Problem: unexplained current draw on non-inverting input when voltage on non-inverting input is above the inverting input.
Background: I have been playing around with an RC timing circuit from pg. 24 of "The Art of Electronics" (Horowitz and Hill, 2015).
The idea is to charge a capacitor, and then slowly drain it using a resistor. A comparator op-amp is comparing the voltage on the capacitor against a reference voltage, and turning on an LED while the capacitor voltage is above the reference.
simulate this circuit – Schematic created using CircuitLab
I breadboarded up the circuit using a 100 uF capacitor and 1 Mohm resitor. I used a TLV2462CP op amp (because that's what I had in my box), and a LM4040-based precision voltage reference (Adafruit P/N: 2200) in place of the voltage divider.
Confusion:
My plan was to experiment with RC times, but I found the LED was shutting off far too early. When I probed the circuit at the testpoints above, I got this strange behavior. Notice the kink in V_CAP near V_REF. This kink moves upwards if I use V_REF = 4.096 instead.
What gives?
I'm clearly getting some sort of increased bias current while V_CAP > V_REF, but why? The TLV2462CD is not a comparator, but this behavior is still strange.

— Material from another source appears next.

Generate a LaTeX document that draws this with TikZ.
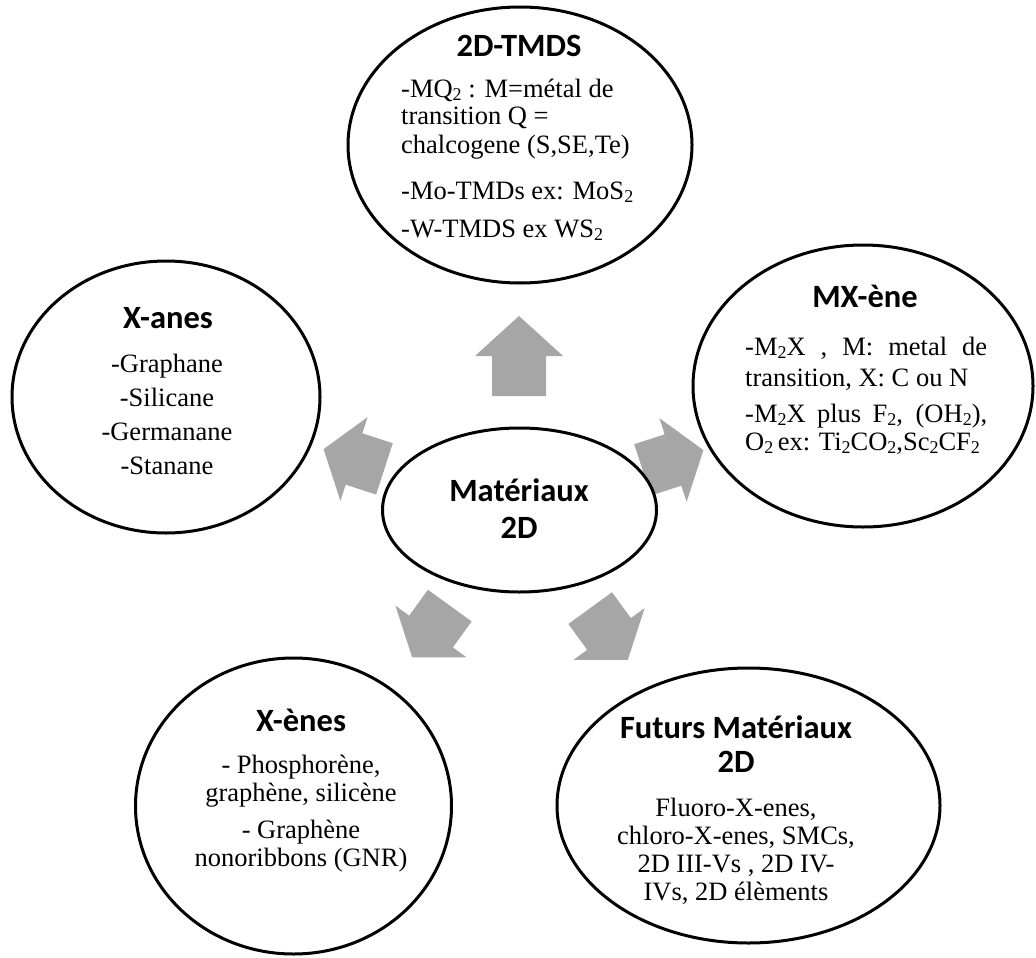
\documentclass[tikz,border=0pt]{standalone}
\usepackage{fontspec}
\setmainfont{Liberation Serif}
\newfontfamily\headfamily{Carlito}
\usetikzlibrary{shapes.geometric}
\definecolor{arrowgrey}{HTML}{A6A6A6}
\newcommand{\bodyfnt}{\fontsize{26.5}{28}\selectfont}
\newcommand{\headfnt}{\headfamily\bfseries\fontsize{32.5}{36}\selectfont}
% lowered small index, as in chemical formulas
\newcommand{\idx}[1]{\raisebox{-3.5pt}{\fontsize{18}{18}\selectfont #1}}
% block arrow: centre, angle, total length, head length
\newcommand{\blockarrow}[4]{%
  \fill[arrowgrey, shift={#1}, rotate=#2]
    (#3/2,0) -- (#3/2-#4,44) -- (#3/2-#4,27) -- (-#3/2,27)
    -- (-#3/2,-27) -- (#3/2-#4,-27) -- (#3/2-#4,-44) -- cycle;}
\newenvironment{linesl}{\begin{tabular}[t]{@{}l@{}}}{\end{tabular}}
\newenvironment{linesc}{\begin{tabular}[t]{@{}c@{}}}{\end{tabular}}
\begin{document}
\begin{tikzpicture}[x=1pt,y=-1pt,
  bubble/.style={ellipse, draw=black, line width=3pt, fill=white, inner sep=0pt},
  head/.style={font=\headfnt, inner sep=0pt, anchor=base},
  txt/.style={font=\bodyfnt, inner sep=0pt, anchor=base},
  txtl/.style={txt, anchor=base west}]
\fill[white] (0,0) rectangle (1036,958);

% arrows radiating from the hub
\blockarrow{(519,356)}{90}{80}{40}
\blockarrow{(354,459)}{162}{64}{32}
\blockarrow{(673,460)}{18}{64}{32}
\blockarrow{(431,631.5)}{234}{64}{32}
\blockarrow{(609,634)}{306}{64}{32}

% ellipses
\node[bubble, minimum width=344, minimum height=276] (tmds) at (520,145) {};
\node[bubble, minimum width=340, minimum height=282] (mxene) at (863,386) {};
\node[bubble, minimum width=308, minimum height=272] (xanes) at (166,397) {};
\node[bubble, minimum width=274, minimum height=164] (hub) at (519.5,510) {};
\node[bubble, minimum width=316, minimum height=296] (xenes) at (293.5,806) {};
\node[bubble, minimum width=383, minimum height=275] (futurs) at (748.5,805.5) {};

% 2D-TMDS
\node[head] (tmdsh) at (519,57) {2D-TMDS};
\node[txtl] (tmdsb) at (401,97) {\begin{linesl}
  -MQ\idx{2} : M=métal de\\
  transition Q =\\
  chalcogene (S,SE,Te)\\[18pt]
  -Mo-TMDs ex: MoS\idx{2}\\[10pt]
  -W-TMDS ex WS\idx{2}
\end{linesl}};

% MX-ène
\node[head] (mxh) at (865,307) {MX-ène};
\node[txtl] (mxb) at (745,355) {\begin{linesl}
  \makebox[242pt][s]{-M\idx{2}X , M: metal de}\\[3pt]
  transition, X: C ou N\\[8pt]
  \makebox[242pt][s]{-M\idx{2}X plus F\idx{2}, (OH\idx{2}),}\\
  O\idx{2}\,ex: Ti\idx{2}CO\idx{2},Sc\idx{2}CF\idx{2}
\end{linesl}};

% X-anes
\node[head] (xah) at (168,328) {X-anes};
\node[txt] (xab) at (167,372) {\begin{linesc}
  -Graphane\\[6pt]
  -Silicane\\[6pt]
  -Germanane\\[6pt]
  -Stanane
\end{linesc}};

% hub
\node[head] (hubh1) at (519,501) {Matériaux};
\node[head] (hubh2) at (519,538) {2D};

% X-ènes
\node[head] (xeh) at (301,731) {X-ènes};
\node[txt] (xeb) at (301,773) {\begin{linesc}
  - Phosphorène,\\
  graphène, silicène\\[9pt]
  - Graphène\\
  nonoribbons (GNR)
\end{linesc}};

% Futurs Matériaux 2D
\node[head] (fuh1) at (736,738) {Futurs Matériaux};
\node[head] (fuh2) at (736,772) {2D};
\node[txt] (fub) at (736,816) {\begin{linesc}
  Fluoro-X-enes,\\
  chloro-X-enes, SMCs,\\
  2D III-Vs , 2D IV-\\
  IVs, 2D élèments
\end{linesc}};
\end{tikzpicture}
\end{document}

Solution: I took suggestions 1 and 2 of @dannyf. When the capacitor is fully charged (i.e. 5 V), the discharge current across R2 is 5 uA. According to the datasheet, the worst-case bias current for the op-amp should only be 25 nA.
However, I decided to add a buffer op amp to the capacitor (luckily, the TLV2462CD is a dual op amp!), and the circuit behavior is now as expected.